Evanston celebrates Hispanic Heritage Month with monthlong programming


Illustration by Gemma DeCetra

Evanston is hosting a variety of events this Hispanic Heritage Month.

Selena Kuznikov, Assistant City Editor

Evanston celebrated National Hispanic Heritage Month with a multitude of celebrations this year, ranging from worry doll making kits to community-wide events.

Approximately 12% of Evanston residents identify as Hispanic or Latino/a/e, according to United Census Bureau data. Additionally, 8,778 people who identify as Hispanic live in Evanston –– almost double the 4,541 residents counted in 2000.

This year’s Hispanic Heritage Month kicked off Sept. 15 and ended Oct. 15. Here’s a few of the many events that celebrated the major increase in Hispanic-identifying residents in Evanston.

Latinos en Evanston North Shore’s Celebración de la Herencia Hispana

Latinos en Evanston North Shore, a nonprofit grassroots organization founded in 2016, hosted their Celebración de la Herencia Hispana (Hispanic Heritage Celebration) at James Park on Oct. 2. The event included traditional dancing and hosted Latine individuals from surrounding suburbs including Niles, Skokie and Glenview. 

LENS president Mercedes Fernández said she and four other women that lead the organization all work full-time jobs. As a nonprofit organization with no funding from grants or institutions, LENS sells tamales and hosts various fundraising events to support opportunities like Celebración de la Herencia Hispana.

“It’s a part of our mission as a nonprofit organization to celebrate our traditions and cultural events,” Fernández said. “This is a way for us to highlight Latinos’ contribution to American society.”

Una Fiesta Hispana

Evanston Pride, a nonprofit organization focused on supporting the full spectrum of LGBTQIA+ community members, hosted its Una Fiesta Hispana event Sep. 29 at Fountain Square. The event included a Flamenco dance performance, Mariachi Sirenas and lotería games, among other entertainment. 

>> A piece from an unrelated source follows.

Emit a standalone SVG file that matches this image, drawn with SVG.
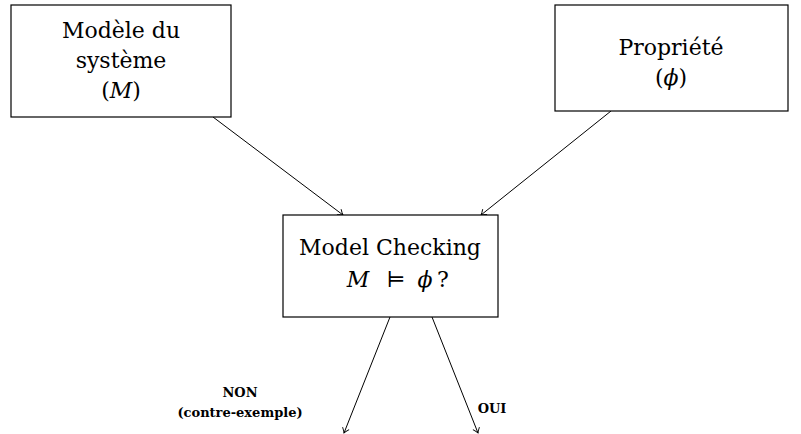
<svg xmlns="http://www.w3.org/2000/svg" width="801" height="434" viewBox="0 0 801 434">
<style>
.box{fill:#fff;stroke:#000;stroke-width:1.2}
.t{font-family:'DejaVu Serif',serif;font-size:22px;fill:#000;text-anchor:middle}
.m{font-style:italic}
.l{font-family:'DejaVu Serif',serif;font-size:13px;font-weight:bold;fill:#000;text-anchor:middle}
.c{stroke:#000;stroke-width:1;fill:none}
</style>
<defs>
<marker id="ar" viewBox="-6 -5 8 10" refX="0" refY="0" markerWidth="8" markerHeight="10" markerUnits="userSpaceOnUse" orient="auto">
<path d="M-5,-3.5 Q-2,-1 0,0 Q-2,1 -5,3.5" fill="none" stroke="#000" stroke-width="0.9"/>
</marker>
</defs>
<g id="connectors">
<line class="c" x1="213" y1="117" x2="343" y2="215" marker-end="url(#ar)"/>
<line class="c" x1="611" y1="111" x2="481" y2="215" marker-end="url(#ar)"/>
<line class="c" x1="390" y1="317" x2="344" y2="433" marker-end="url(#ar)"/>
<line class="c" x1="432" y1="317" x2="478" y2="433" marker-end="url(#ar)"/>
<text class="l" x="240" y="397">NON</text>
<text class="l" x="240" y="417">(contre-exemple)</text>
<text class="l" x="492" y="413">OUI</text>
</g>
<g id="modele">
<rect class="box" x="11" y="5" width="220" height="112"/>
<text class="t" x="121" y="38">Modèle du</text>
<text class="t" x="121" y="68">système</text>
<text class="t" x="121" y="98">(<tspan class="m">M</tspan>)</text>
</g>
<g id="propriete">
<rect class="box" x="555" y="5" width="233" height="106"/>
<text class="t" x="671" y="55">Propriété</text>
<text class="t" x="671" y="85">(<tspan class="m">ϕ</tspan>)</text>
</g>
<g id="checking">
<rect class="box" x="283" y="215" width="215" height="102"/>
<text class="t" x="390" y="255">Model Checking</text>
<text class="t" y="287"><tspan class="m" x="358">M</tspan><tspan x="396">⊨</tspan><tspan class="m" x="425">ϕ</tspan><tspan x="443">?</tspan></text>
</g>
</svg>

Latina and Latino Studies Prof. Myrna Garcia attended the event with her daughter. Garcia said she loved hearing the all-female mariachi band and seeing the diversity and complexity of the Latine community.

“I think it’s really important for Evanston to also see that we are here as a community, beyond the stereotypes that people may have or narrow views,” Garcia said, “but just to see us laugh and have fun and get to know one another.”

City-led celebrations

Evanston, as a part of its “My City, Your City, Our City” initiative, hosted its community celebration Sep. 24 at Elks Park. Community members were invited to enjoy free food from Cocina Azteca and partake in a traditional clothing competition, button making and more. The event also included a showing of the movie Encanto as part of the Starlight Movies in the Park series.

Throughout the entire month, the Robert Crown Branch Library hosted a “100% Hispanic and 100% American” display. To feature how Hispanic-identifying individuals have shaped the U.S. with their “talents, vitality and hard work,” the exhibit highlighted Latine contributions in sports, challenges faced by Latine LGBTQIA+ communities and Latinas’ contributions to the U.S. workforce. 

Evanston Public Library’s Main Library also invited residents to a competition of lotería and other games on Sep. 25, complete with traditional Mexican snacks and small prizes at the Main Children’s Room.

Hispanic and Latinx Owned Business Month

Robert Crown Branch and Main Library ran a program during the month to support local Hispanic- and Latine-owned businesses. 

Both locations offered a punch card with a list of Latine owned businesses, including Sketchbook Brewing Company, Ovo Frito Cafe and 5411 Empanadas. Once residents filled a punch card after visiting three of the listed businesses, they were able to exchange the card for a raffle ticket to potentially win a $25 gift card to one of the businesses.

Latino Engagement Librarian Mariana Bojorquez said her aim was to help small Latine businesses thrive in the light of high inflation rates.

“We really wanted to bring more business to Latino-owned businesses in the hopes that maybe other business owners or entrepreneurs would be interested in opening up their Latino business (in Evanston),” Bojorquez said.

Make Your Own Worry Doll “Crea tu Muñeca Quitapenas”

Through Main Library or the Robert Crown Branch, community members can also pick up a kit to make their own worry doll, a Guatemalan tradition with roots in Mayan culture. The program will run through October while supplies last. 

The muñecas quitapenas, or “worry dolls,” are often used to calm children who are unable to sleep. The child can tell the doll their worries, and then place the doll under their pillow to help them fall asleep. 

Bojorquez said the Robert Crown Branch also offered bookmarks with biographies of historical Latine figures and hopes to continue that initiative next year. All the library events were free, which she said was an important factor in making identity-based events more accessible.

“Our initiatives were something to really highlight (the community and) actually celebrate it throughout the month instead of just doing one event,” Bojorquez said.